→ **Stated exercise**
Restate the listing that follows word for word, without its pictures.

→ **Data provided**

>>>>>

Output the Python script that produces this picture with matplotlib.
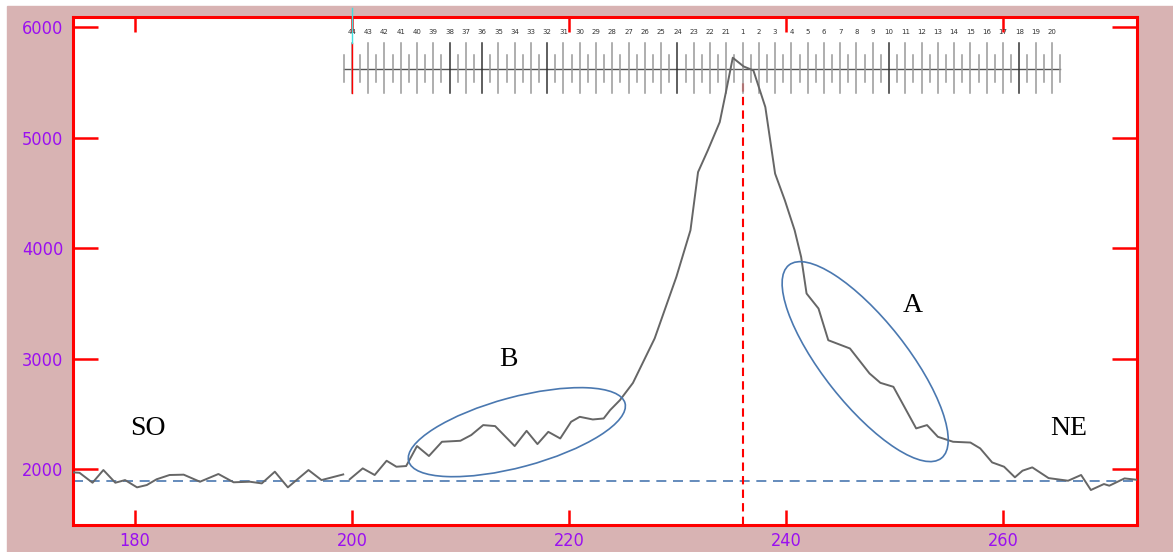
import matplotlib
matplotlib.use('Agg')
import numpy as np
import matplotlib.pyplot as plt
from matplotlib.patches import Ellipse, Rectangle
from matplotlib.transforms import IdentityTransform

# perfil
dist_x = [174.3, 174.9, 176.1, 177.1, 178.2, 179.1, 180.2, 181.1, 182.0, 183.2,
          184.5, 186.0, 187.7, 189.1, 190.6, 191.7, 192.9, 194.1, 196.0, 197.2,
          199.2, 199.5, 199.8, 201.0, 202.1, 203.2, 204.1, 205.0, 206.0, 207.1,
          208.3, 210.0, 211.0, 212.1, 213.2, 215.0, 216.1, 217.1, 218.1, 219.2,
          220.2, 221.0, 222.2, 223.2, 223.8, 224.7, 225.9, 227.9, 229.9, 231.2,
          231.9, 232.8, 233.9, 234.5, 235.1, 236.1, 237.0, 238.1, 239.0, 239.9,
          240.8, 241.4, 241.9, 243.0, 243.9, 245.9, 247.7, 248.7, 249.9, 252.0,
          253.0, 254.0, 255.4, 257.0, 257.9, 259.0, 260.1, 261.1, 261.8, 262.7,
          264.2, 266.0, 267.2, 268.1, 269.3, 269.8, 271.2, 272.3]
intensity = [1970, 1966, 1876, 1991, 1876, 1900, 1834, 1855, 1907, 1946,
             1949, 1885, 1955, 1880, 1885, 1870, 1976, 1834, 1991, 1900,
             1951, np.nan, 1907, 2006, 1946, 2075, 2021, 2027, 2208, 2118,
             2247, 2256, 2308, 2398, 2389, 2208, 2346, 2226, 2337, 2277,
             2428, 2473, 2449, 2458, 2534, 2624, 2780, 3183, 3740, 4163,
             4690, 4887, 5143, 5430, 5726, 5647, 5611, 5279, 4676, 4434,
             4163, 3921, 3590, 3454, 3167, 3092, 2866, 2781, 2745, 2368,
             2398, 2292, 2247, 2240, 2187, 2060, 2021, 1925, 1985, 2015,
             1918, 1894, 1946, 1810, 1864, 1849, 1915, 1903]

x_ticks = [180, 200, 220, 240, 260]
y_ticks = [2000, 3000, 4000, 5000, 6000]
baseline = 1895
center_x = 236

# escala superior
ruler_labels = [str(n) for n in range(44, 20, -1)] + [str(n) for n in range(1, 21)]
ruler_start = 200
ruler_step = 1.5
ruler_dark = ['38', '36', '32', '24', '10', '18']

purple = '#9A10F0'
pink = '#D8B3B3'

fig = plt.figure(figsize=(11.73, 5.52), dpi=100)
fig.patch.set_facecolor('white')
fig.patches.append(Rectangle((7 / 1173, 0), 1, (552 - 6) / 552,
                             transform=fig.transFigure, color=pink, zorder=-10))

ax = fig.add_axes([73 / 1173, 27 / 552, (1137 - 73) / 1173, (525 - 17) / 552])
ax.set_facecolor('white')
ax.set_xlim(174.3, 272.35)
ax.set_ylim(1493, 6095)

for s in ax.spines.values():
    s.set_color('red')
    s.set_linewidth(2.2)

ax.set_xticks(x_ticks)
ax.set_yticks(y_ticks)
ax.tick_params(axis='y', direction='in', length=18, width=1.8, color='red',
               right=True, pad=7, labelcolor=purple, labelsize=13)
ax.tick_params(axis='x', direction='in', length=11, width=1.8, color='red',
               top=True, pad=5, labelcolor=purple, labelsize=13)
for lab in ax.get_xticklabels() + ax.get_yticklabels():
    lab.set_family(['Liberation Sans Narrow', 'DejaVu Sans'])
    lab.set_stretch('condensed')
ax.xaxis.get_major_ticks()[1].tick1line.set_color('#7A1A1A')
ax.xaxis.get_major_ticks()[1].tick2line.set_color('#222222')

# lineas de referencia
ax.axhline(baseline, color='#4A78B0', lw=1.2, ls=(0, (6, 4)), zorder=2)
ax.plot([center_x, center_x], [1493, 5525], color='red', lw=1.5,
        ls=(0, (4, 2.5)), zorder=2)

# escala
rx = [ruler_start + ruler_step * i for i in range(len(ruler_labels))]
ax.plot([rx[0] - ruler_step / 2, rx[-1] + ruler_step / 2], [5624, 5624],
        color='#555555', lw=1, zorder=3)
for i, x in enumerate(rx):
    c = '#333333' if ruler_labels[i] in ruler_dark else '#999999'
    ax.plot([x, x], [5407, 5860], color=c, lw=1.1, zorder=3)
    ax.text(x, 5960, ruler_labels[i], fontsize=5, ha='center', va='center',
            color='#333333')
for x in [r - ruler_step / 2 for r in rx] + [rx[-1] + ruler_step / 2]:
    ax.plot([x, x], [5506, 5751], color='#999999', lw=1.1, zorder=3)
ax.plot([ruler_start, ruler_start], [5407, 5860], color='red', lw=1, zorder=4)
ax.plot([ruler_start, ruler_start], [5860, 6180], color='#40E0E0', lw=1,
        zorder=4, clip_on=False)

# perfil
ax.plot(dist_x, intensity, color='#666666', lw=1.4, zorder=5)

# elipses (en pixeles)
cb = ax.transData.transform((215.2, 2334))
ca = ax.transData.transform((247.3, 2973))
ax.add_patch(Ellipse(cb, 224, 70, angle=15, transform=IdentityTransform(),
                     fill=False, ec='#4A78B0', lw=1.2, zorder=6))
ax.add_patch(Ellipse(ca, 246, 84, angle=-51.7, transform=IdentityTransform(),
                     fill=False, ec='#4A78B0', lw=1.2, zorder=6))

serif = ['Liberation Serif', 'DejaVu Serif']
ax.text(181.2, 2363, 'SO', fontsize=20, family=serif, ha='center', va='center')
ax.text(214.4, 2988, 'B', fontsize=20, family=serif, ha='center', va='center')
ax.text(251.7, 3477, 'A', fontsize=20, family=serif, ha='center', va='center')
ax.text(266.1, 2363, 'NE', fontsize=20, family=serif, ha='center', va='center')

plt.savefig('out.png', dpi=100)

<<<<<

→ **Solution to this exercise**
Output the Python script that produces this picture with matplotlib.
import matplotlib
matplotlib.use('Agg')
import numpy as np
import matplotlib.pyplot as plt
from matplotlib.patches import Ellipse, Rectangle
from matplotlib.transforms import IdentityTransform

# perfil
dist_x = [174.3, 174.9, 176.1, 177.1, 178.2, 179.1, 180.2, 181.1, 182.0, 183.2,
          184.5, 186.0, 187.7, 189.1, 190.6, 191.7, 192.9, 194.1, 196.0, 197.2,
          199.2, 199.5, 199.8, 201.0, 202.1, 203.2, 204.1, 205.0, 206.0, 207.1,
          208.3, 210.0, 211.0, 212.1, 213.2, 215.0, 216.1, 217.1, 218.1, 219.2,
          220.2, 221.0, 222.2, 223.2, 223.8, 224.7, 225.9, 227.9, 229.9, 231.2,
          231.9, 232.8, 233.9, 234.5, 235.1, 236.1, 237.0, 238.1, 239.0, 239.9,
          240.8, 241.4, 241.9, 243.0, 243.9, 245.9, 247.7, 248.7, 249.9, 252.0,
          253.0, 254.0, 255.4, 257.0, 257.9, 259.0, 260.1, 261.1, 261.8, 262.7,
          264.2, 266.0, 267.2, 268.1, 269.3, 269.8, 271.2, 272.3]
intensity = [1970, 1966, 1876, 1991, 1876, 1900, 1834, 1855, 1907, 1946,
             1949, 1885, 1955, 1880, 1885, 1870, 1976, 1834, 1991, 1900,
             1951, np.nan, 1907, 2006, 1946, 2075, 2021, 2027, 2208, 2118,
             2247, 2256, 2308, 2398, 2389, 2208, 2346, 2226, 2337, 2277,
             2428, 2473, 2449, 2458, 2534, 2624, 2780, 3183, 3740, 4163,
             4690, 4887, 5143, 5430, 5726, 5647, 5611, 5279, 4676, 4434,
             4163, 3921, 3590, 3454, 3167, 3092, 2866, 2781, 2745, 2368,
             2398, 2292, 2247, 2240, 2187, 2060, 2021, 1925, 1985, 2015,
             1918, 1894, 1946, 1810, 1864, 1849, 1915, 1903]

x_ticks = [180, 200, 220, 240, 260]
y_ticks = [2000, 3000, 4000, 5000, 6000]
baseline = 1895
center_x = 236

# escala superior
ruler_labels = [str(n) for n in range(44, 20, -1)] + [str(n) for n in range(1, 21)]
ruler_start = 200
ruler_step = 1.5
ruler_dark = ['38', '36', '32', '24', '10', '18']

purple = '#9A10F0'
pink = '#D8B3B3'

fig = plt.figure(figsize=(11.73, 5.52), dpi=100)
fig.patch.set_facecolor('white')
fig.patches.append(Rectangle((7 / 1173, 0), 1, (552 - 6) / 552,
                             transform=fig.transFigure, color=pink, zorder=-10))

ax = fig.add_axes([73 / 1173, 27 / 552, (1137 - 73) / 1173, (525 - 17) / 552])
ax.set_facecolor('white')
ax.set_xlim(174.3, 272.35)
ax.set_ylim(1493, 6095)

for s in ax.spines.values():
    s.set_color('red')
    s.set_linewidth(2.2)

ax.set_xticks(x_ticks)
ax.set_yticks(y_ticks)
ax.tick_params(axis='y', direction='in', length=18, width=1.8, color='red',
               right=True, pad=7, labelcolor=purple, labelsize=13)
ax.tick_params(axis='x', direction='in', length=11, width=1.8, color='red',
               top=True, pad=5, labelcolor=purple, labelsize=13)
for lab in ax.get_xticklabels() + ax.get_yticklabels():
    lab.set_family(['Liberation Sans Narrow', 'DejaVu Sans'])
    lab.set_stretch('condensed')
ax.xaxis.get_major_ticks()[1].tick1line.set_color('#7A1A1A')
ax.xaxis.get_major_ticks()[1].tick2line.set_color('#222222')

# lineas de referencia
ax.axhline(baseline, color='#4A78B0', lw=1.2, ls=(0, (6, 4)), zorder=2)
ax.plot([center_x, center_x], [1493, 5525], color='red', lw=1.5,
        ls=(0, (4, 2.5)), zorder=2)

# escala
rx = [ruler_start + ruler_step * i for i in range(len(ruler_labels))]
ax.plot([rx[0] - ruler_step / 2, rx[-1] + ruler_step / 2], [5624, 5624],
        color='#555555', lw=1, zorder=3)
for i, x in enumerate(rx):
    c = '#333333' if ruler_labels[i] in ruler_dark else '#999999'
    ax.plot([x, x], [5407, 5860], color=c, lw=1.1, zorder=3)
    ax.text(x, 5960, ruler_labels[i], fontsize=5, ha='center', va='center',
            color='#333333')
for x in [r - ruler_step / 2 for r in rx] + [rx[-1] + ruler_step / 2]:
    ax.plot([x, x], [5506, 5751], color='#999999', lw=1.1, zorder=3)
ax.plot([ruler_start, ruler_start], [5407, 5860], color='red', lw=1, zorder=4)
ax.plot([ruler_start, ruler_start], [5860, 6180], color='#40E0E0', lw=1,
        zorder=4, clip_on=False)

# perfil
ax.plot(dist_x, intensity, color='#666666', lw=1.4, zorder=5)

# elipses (en pixeles)
cb = ax.transData.transform((215.2, 2334))
ca = ax.transData.transform((247.3, 2973))
ax.add_patch(Ellipse(cb, 224, 70, angle=15, transform=IdentityTransform(),
                     fill=False, ec='#4A78B0', lw=1.2, zorder=6))
ax.add_patch(Ellipse(ca, 246, 84, angle=-51.7, transform=IdentityTransform(),
                     fill=False, ec='#4A78B0', lw=1.2, zorder=6))

serif = ['Liberation Serif', 'DejaVu Serif']
ax.text(181.2, 2363, 'SO', fontsize=20, family=serif, ha='center', va='center')
ax.text(214.4, 2988, 'B', fontsize=20, family=serif, ha='center', va='center')
ax.text(251.7, 3477, 'A', fontsize=20, family=serif, ha='center', va='center')
ax.text(266.1, 2363, 'NE', fontsize=20, family=serif, ha='center', va='center')

plt.savefig('out.png', dpi=100)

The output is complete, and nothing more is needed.